* _WHAT YOU NEED TO DO_: Leave out the pictures, and retype only the lines from the beginning of the material through the line that contains "const pooledRow = 7.8;", including both.

* _STORED DATA_:
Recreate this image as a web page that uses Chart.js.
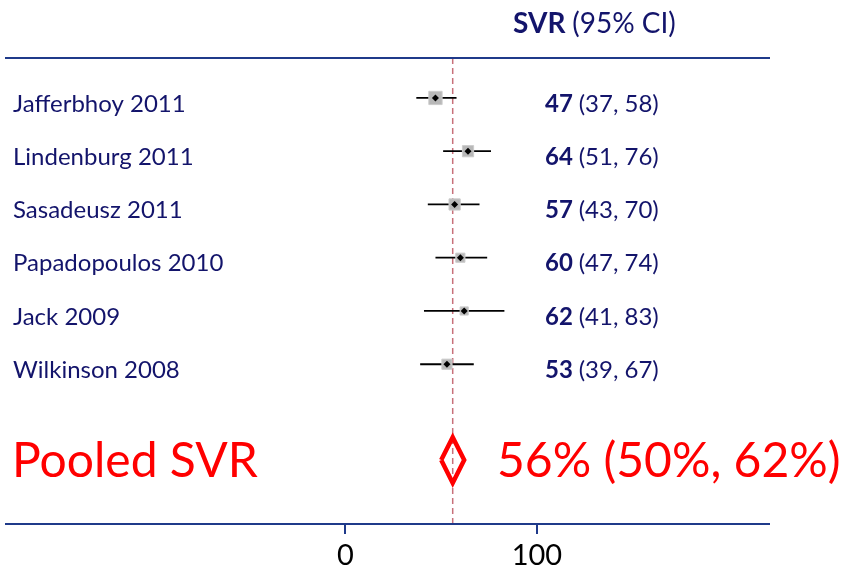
<!DOCTYPE html>
<html>
<head>
<meta charset="utf-8">
<script src="https://cdn.jsdelivr.net/npm/chart.js@4"></script>
<style>
  body { margin: 0; background: #fff; }
  canvas { display: block; }
</style>
</head>
<body>
<canvas id="forest" width="843" height="572"></canvas>
<script>
// study data
const studies = ['Jafferbhoy 2011', 'Lindenburg 2011', 'Sasadeusz 2011', 'Papadopoulos 2010', 'Jack 2009', 'Wilkinson 2008'];
const svr = [47, 64, 57, 60, 62, 53];
const lower = [37, 51, 43, 47, 41, 39];
const upper = [58, 76, 70, 74, 83, 67];
const weights = [25.8, 18.4, 18.4, 12.3, 9.8, 15.2];

// pooled estimate
const pooled = 56;
const pooledLower = 50;
const pooledUpper = 62;

const xTicks = [0, 100];

const NAVY = '#13146b';
const AXIS = '#1f3a8a';
const RED = '#ff0000';
const FONT = 'Lato';
const pooledRow = 7.8;

// one dataset per CI line
const ciSets = studies.map((s, i) => ({
    type: 'line',
    data: [{ x: lower[i], y: i + 1 }, { x: upper[i], y: i + 1 }],
    borderColor: '#000',
    borderWidth: 1.8,
    pointRadius: 0,
    order: 3
}));

const textPlugin = {
    id: 'forestText',
    afterDraw(chart) {
        const ctx = chart.ctx;
        const x = chart.scales.x;
        const y = chart.scales.y;
        const area = chart.chartArea;
        ctx.save();

        // top and bottom rules
        ctx.strokeStyle = AXIS;
        ctx.lineWidth = 2;
        ctx.beginPath();
        ctx.moveTo(area.left, Math.round(area.top));
        ctx.lineTo(area.right, Math.round(area.top));
        ctx.moveTo(area.left, Math.round(area.bottom));
        ctx.lineTo(area.right, Math.round(area.bottom));
        xTicks.forEach(v => {
            const px = Math.round(x.getPixelForValue(v));
            ctx.moveTo(px, area.bottom);
            ctx.lineTo(px, area.bottom + 10);
        });
        ctx.stroke();

        ctx.textBaseline = 'middle';
        ctx.textAlign = 'center';
        ctx.fillStyle = '#000';
        ctx.font = '29px ' + FONT;
        xTicks.forEach(v => ctx.fillText(String(v), x.getPixelForValue(v), 556));

        ctx.textAlign = 'left';
        ctx.fillStyle = NAVY;

        // header
        ctx.font = 'bold 28px ' + FONT;
        ctx.fillText('SVR', 513, 24);
        let w = ctx.measureText('SVR ').width;
        ctx.font = '28px ' + FONT;
        ctx.fillText('(95% CI)', 513 + w, 24);

        studies.forEach((name, i) => {
            const py = y.getPixelForValue(i + 1) + 6;
            ctx.font = '24px ' + FONT;
            ctx.fillText(name, 13, py);
            ctx.font = 'bold 24px ' + FONT;
            const est = String(svr[i]);
            ctx.fillText(est, 545, py);
            const ew = ctx.measureText(est + ' ').width;
            ctx.font = '24px ' + FONT;
            ctx.fillText('(' + lower[i] + ', ' + upper[i] + ')', 545 + ew, py);
        });

        const pp = y.getPixelForValue(pooledRow);
        ctx.fillStyle = RED;
        ctx.font = '48px ' + FONT;
        ctx.fillText('Pooled SVR', 12, pp + 1);
        ctx.fillText(pooled + '% (' + pooledLower + '%, ' + pooledUpper + '%)', 497, pp + 1);
        ctx.restore();
    }
};

new Chart(document.getElementById('forest'), {
    type: 'scatter',
    data: {
        datasets: [
            {
                // reference line at pooled estimate
                type: 'line',
                data: [{ x: pooled, y: 0.25 }, { x: pooled, y: 9 }],
                borderColor: '#c8707a',
                borderWidth: 1.5,
                borderDash: [6, 4],
                pointRadius: 0,
                order: 5
            },
            ...ciSets,
            {
                // weight squares
                data: svr.map((v, i) => ({ x: v, y: i + 1 })),
                pointStyle: 'rect',
                pointRadius: weights.map(w => Math.sqrt(w) * 1.85),
                backgroundColor: '#b8b8b8',
                borderColor: '#cccccc',
                borderWidth: 1,
                order: 2
            },
            {
                // point estimates
                data: svr.map((v, i) => ({ x: v, y: i + 1 })),
                pointStyle: 'rectRot',
                pointRadius: 3.5,
                backgroundColor: '#000',
                borderColor: '#000',
                borderWidth: 0,
                order: 1
            },
            {
                // pooled diamond
                type: 'line',
                data: [
                    { x: pooledLower, y: pooledRow },
                    { x: pooled, y: pooledRow - 0.43 },
                    { x: pooledUpper, y: pooledRow },
                    { x: pooled, y: pooledRow + 0.43 },
                    { x: pooledLower, y: pooledRow }
                ],
                borderColor: RED,
                borderWidth: 4.5,
                borderJoinStyle: 'miter',
                pointRadius: 0,
                order: 0
            }
        ]
    },
    options: {
        responsive: false,
        animation: false,
        layout: { autoPadding: false, padding: { left: 5, right: 73, top: 58, bottom: 48 } },
        plugins: {
            legend: { display: false },
            tooltip: { enabled: false }
        },
        scales: {
            x: {
                type: 'linear',
                min: -177.8,
                max: 221.7,
                display: false
            },
            y: {
                type: 'linear',
                min: 0.25,
                max: 9,
                reverse: true,
                display: false
            }
        }
    },
    plugins: [textPlugin]
});
</script>
</body>
</html>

* _TASK RESULT_:
Recreate this image as a web page that uses Chart.js.
<!DOCTYPE html>
<html>
<head>
<meta charset="utf-8">
<script src="https://cdn.jsdelivr.net/npm/chart.js@4"></script>
<style>
  body { margin: 0; background: #fff; }
  canvas { display: block; }
</style>
</head>
<body>
<canvas id="forest" width="843" height="572"></canvas>
<script>
// study data
const studies = ['Jafferbhoy 2011', 'Lindenburg 2011', 'Sasadeusz 2011', 'Papadopoulos 2010', 'Jack 2009', 'Wilkinson 2008'];
const svr = [47, 64, 57, 60, 62, 53];
const lower = [37, 51, 43, 47, 41, 39];
const upper = [58, 76, 70, 74, 83, 67];
const weights = [25.8, 18.4, 18.4, 12.3, 9.8, 15.2];

// pooled estimate
const pooled = 56;
const pooledLower = 50;
const pooledUpper = 62;

const xTicks = [0, 100];

const NAVY = '#13146b';
const AXIS = '#1f3a8a';
const RED = '#ff0000';
const FONT = 'Lato';
const pooledRow = 7.8;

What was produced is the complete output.